Its an interesting point the way security is usually given as the reason not to adopt many things that are people/web 2.0 oriented. in the post today ‘mind the gap’ i comment on the difference between the ‘rules’ that the IT dept was established under and how that makes this the only reasonable answer that they can give. On the other hand if a company openly provides price and delivery for its products on the web rather than negotiating on a phone call is that risking commercial information?
I am relaxed about it being public knowledge what i am paid why because i think it is fair within the market rates from what i see on surveys and acceptable to my colleagues but thats certainly not the norm for a UK employee as this is normally thought to be ‘secret’ for good commercial practice.
My point is that we may have to rethink what really needs to be secure on a military basis of when speed is more important than absolute security.
Hi,
I had used the google wave as a part of there developer preview. Well I would rather like to say it a tool which is enabling an user to participate in various stream of discussions. Well it is a new way of communication which is effectively catering the privacy, security and other aspects we care about.
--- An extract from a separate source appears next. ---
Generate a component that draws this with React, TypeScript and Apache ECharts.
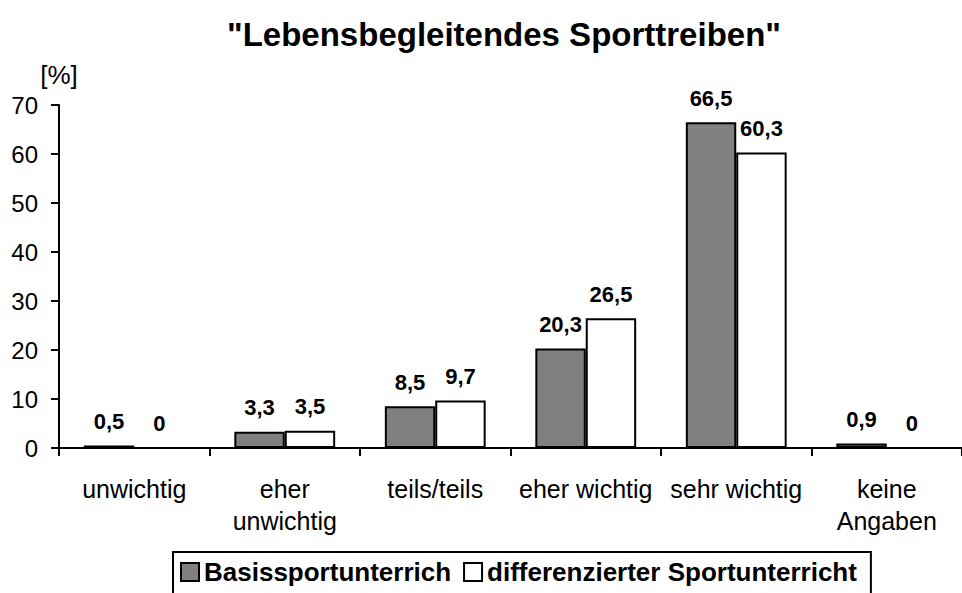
import React, { useEffect, useRef } from "react";
import * as echarts from "echarts";

const categories = ["unwichtig", "eher\nunwichtig", "teils/teils", "eher wichtig", "sehr wichtig", "keine\nAngaben"];
const basisValues = [0.5, 3.3, 8.5, 20.3, 66.5, 0.9];
const diffValues = [0, 3.5, 9.7, 26.5, 60.3, 0];
const seriesNames = ["Basissportunterrich", "differenzierter Sportunterricht"];
const titleText = '"Lebensbegleitendes Sporttreiben"';
const yUnit = "[%]";

const FONT = "'Liberation Sans', Arial, sans-serif";

export default function App() {
  const ref = useRef<HTMLDivElement>(null);
  useEffect(() => {
    if (!ref.current) return;
    const chart = echarts.init(ref.current, undefined, { renderer: "svg" });
    const labelFmt = (p: any) => String(p.value).replace(".", ",");
    const label = {
      show: true,
      position: "top",
      distance: 13,
      formatter: labelFmt,
      fontSize: 22,
      fontWeight: "bold",
      color: "#000",
      fontFamily: FONT,
    };
    chart.setOption({
      animation: false,
      backgroundColor: "#ffffff",
      textStyle: { fontFamily: FONT, color: "#000" },
      title: {
        text: titleText,
        left: 499,
        top: 13,
        textAlign: "center",
        textStyle: { fontSize: 33, fontWeight: "bold", color: "#000", fontFamily: FONT },
      },
      grid: { left: 59, right: -4, top: 105, bottom: 145, containLabel: false },
      legend: {
        left: 173,
        top: 552,
        orient: "horizontal",
        borderColor: "#000",
        borderWidth: 2,
        padding: [7, 14, 20, 7],
        itemWidth: 18,
        itemHeight: 18,
        itemGap: 12,
        icon: "rect",
        textStyle: { fontSize: 26, fontWeight: "bold", color: "#000", fontFamily: FONT },
        data: seriesNames,
      },
      xAxis: {
        type: "category",
        data: categories,
        boundaryGap: true,
        axisLine: { lineStyle: { color: "#000", width: 2 } },
        axisTick: { show: true, length: 8, lineStyle: { color: "#000", width: 2 }, alignWithLabel: false },
        axisLabel: { fontSize: 25, color: "#000", margin: 25, lineHeight: 32, interval: 0, fontFamily: FONT },
        splitLine: { show: false },
      },
      yAxis: {
        type: "value",
        min: 0,
        max: 70,
        interval: 10,
        name: yUnit,
        nameLocation: "end",
        nameGap: 17,
        nameTextStyle: { fontSize: 26, color: "#000", fontFamily: FONT, align: "center" },
        axisLine: { show: true, lineStyle: { color: "#000", width: 2 } },
        axisTick: { show: true, length: 8, lineStyle: { color: "#000", width: 2 } },
        axisLabel: { fontSize: 24, color: "#000", margin: 21, fontFamily: FONT },
        splitLine: { show: false },
      },
      series: [
        {
          name: seriesNames[0],
          type: "bar",
          data: basisValues,
          barGap: "0%",
          barCategoryGap: "33%",
          itemStyle: { color: "#808080", borderColor: "#000", borderWidth: 2 },
          label,
        },
        {
          name: seriesNames[1],
          type: "bar",
          data: diffValues,
          barGap: "0%",
          barCategoryGap: "33%",
          itemStyle: { color: "#ffffff", borderColor: "#000", borderWidth: 2 },
          label,
        },
      ],
    });
    return () => chart.dispose();
  }, []);
  return (
    <div
      ref={ref}
      style={{ position: "fixed", left: 0, top: 0, width: 962, height: 593, background: "#fff" }}
    />
  );
}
In wave your inbox will be not consist of emails but with various private and public waves meant for you. You can create filters and search for the wave of your interest and participate.
Hi Kumar
this sounds very interesting as you actually have the benefit of personal experience. My take is that it allows you to communicate by topic as opposed to traditional email which is by person. is that correct? love to hear more of your personal view of the ‘experience’.
andy
well thats very kind of you Mike, and please join the party and post thoughts and comments too!